A third culprit is the after-effects of German unification. Partly because it happened more than a decade ago, this is now easy to forget. Yet, thanks in large measure to the mistaken decision not only to equalise the western and eastern currencies but, worse, to equalise most wages and benefits, the eastern Lander of Germany have continued to act as a huge sponge, soaking up German public subsidies, and sucking down the economy's competitiveness and growth. That in turn has dragged down the rest of the euro area.

Even unification can no longer take the main blame for Germany's (and hence France's) sclerosis, however. Over the past ten years, the British economy, once the sick man of Europe, has grown at an annual average rate of 2.9%. In Germany, once the continent's Wirtschaftswunder, the equivalent figure has been a meagre 1.3%. Macroeconomic, demand-led differences, such as monetary and fiscal policy, and even the strains of unification, can account for only a small part of this big gap. The bulk of it must have microeconomic, or supply-side, causes. Specifically, rigidities in labour and product markets in France and Germany, aggravated by high taxes and social-security contributions, have discouraged investment and the hiring of labour, keeping growth down and unemployment high.

The reforms now proposed in Germany and in France represent the first joint effort that the two countries have made to begin remedying these failings. Starting with pensions and labour markets, and moving on to health care and social security, the two governments are partly co-operating, partly competing to outdo one another. Such rivalry is welcome and could prove highly productive, as in both countries there is now a political opportunity for reform. At present, Germany seems to be in front; but there are reasons to expect that France may in the end move ahead. Even Italy, the euro area's other poor performer, has started to make reforms, though it has further to go than the big two.

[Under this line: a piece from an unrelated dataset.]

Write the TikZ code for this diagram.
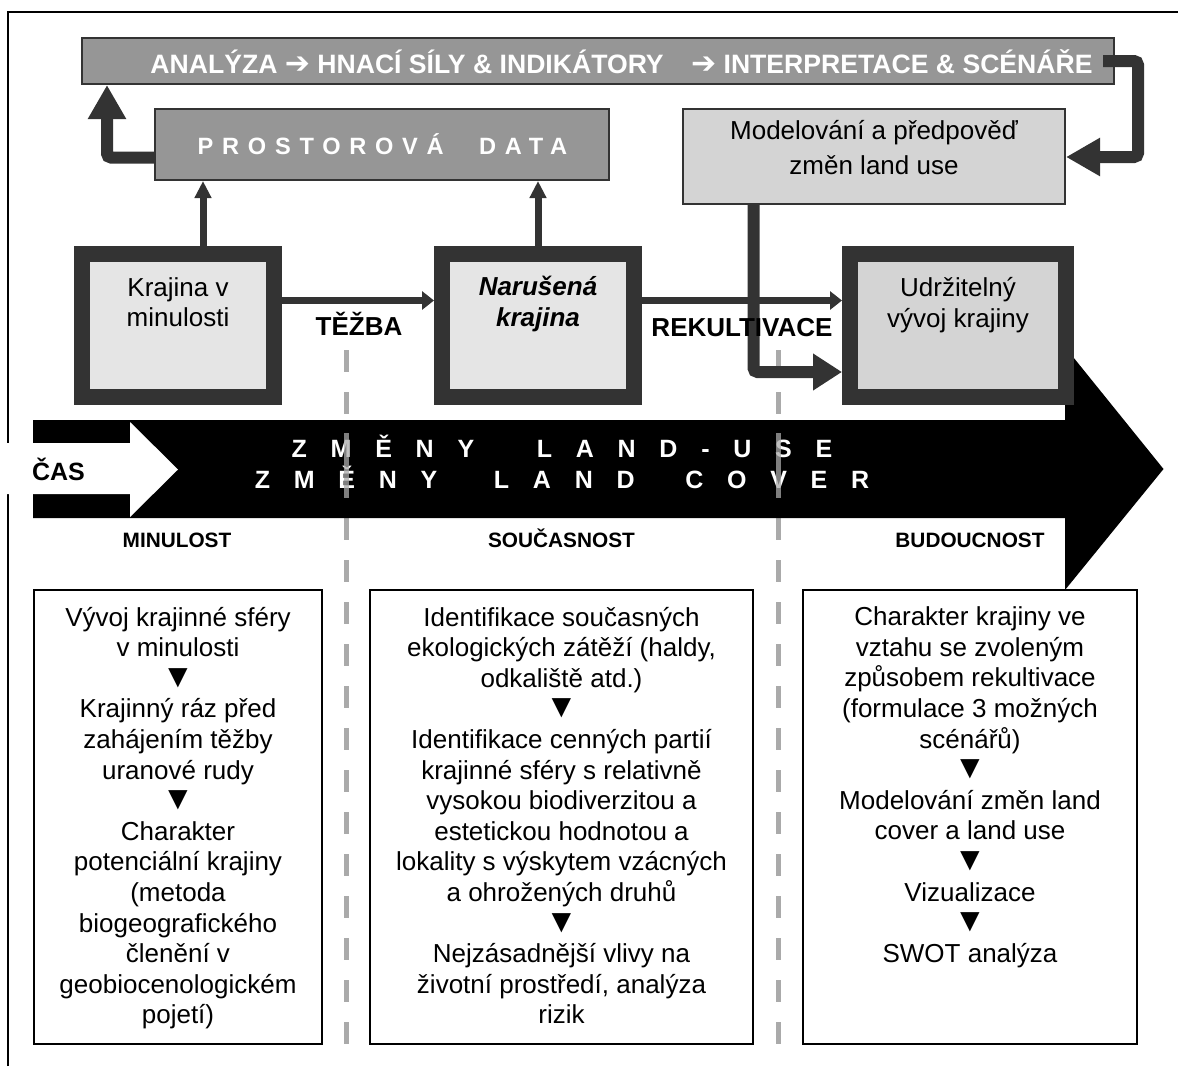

There is another pressing reason for pushing forward with reform: the strength of the euro. In the currency's early days, its relative weakness helped to keep the continental economies growing by boosting exports. But that may also have allowed reluctant reformers to put off hard choices. With every likelihood that the dollar will continue to weaken, such a let-out is no longer available. A rising euro will make the case for economic reform in Europe even more urgent.

In others' footsteps

The doubt on which opponents of reform play is simple and seductive. They maintain that countries such as France and Germany should accept lower growth (and higher unemployment) as a price worth paying to sustain the perceived benefits of the “European social model”. Rather preserve the warm comfort of that model, they advise, than embrace the cold logic of the American way, even if this yields faster growth.

Yet this is a false choice. To see why, the French and Germans need only look at some of their European neighbours, such as the Netherlands, Finland, Denmark and Sweden. These countries - two in the euro, two out of it but still dependent on euro-area growth - have reformed their labour markets, increased their competitiveness and improved their social-welfare systems, all without sacrificing the essence of their protective social model. All bar Finland now have lower unemployment than America. Small countries may find reforms easier to make. But given enough political will, France and Germany should surely be able to copy their example.

Lack of it is still the biggest obstacle to economic reform in Europe. Neither Mr Schröder nor Mr Chirac has anything like the zeal for change that Margaret Thatcher demonstrated to such effect in Britain in the 1980s. Both have put off reforms for as long as they can. Both have backed down in the face of opposition to change in the past. Ominously, Mr Schröder this week conceded some last-minute watering down of his social-security reforms to buy off left-wing rebels. Yet the good news is that, in both countries, public opinion has swung in favour of economic reform. The two leaders should seize the moment to press on while that public mood lasts.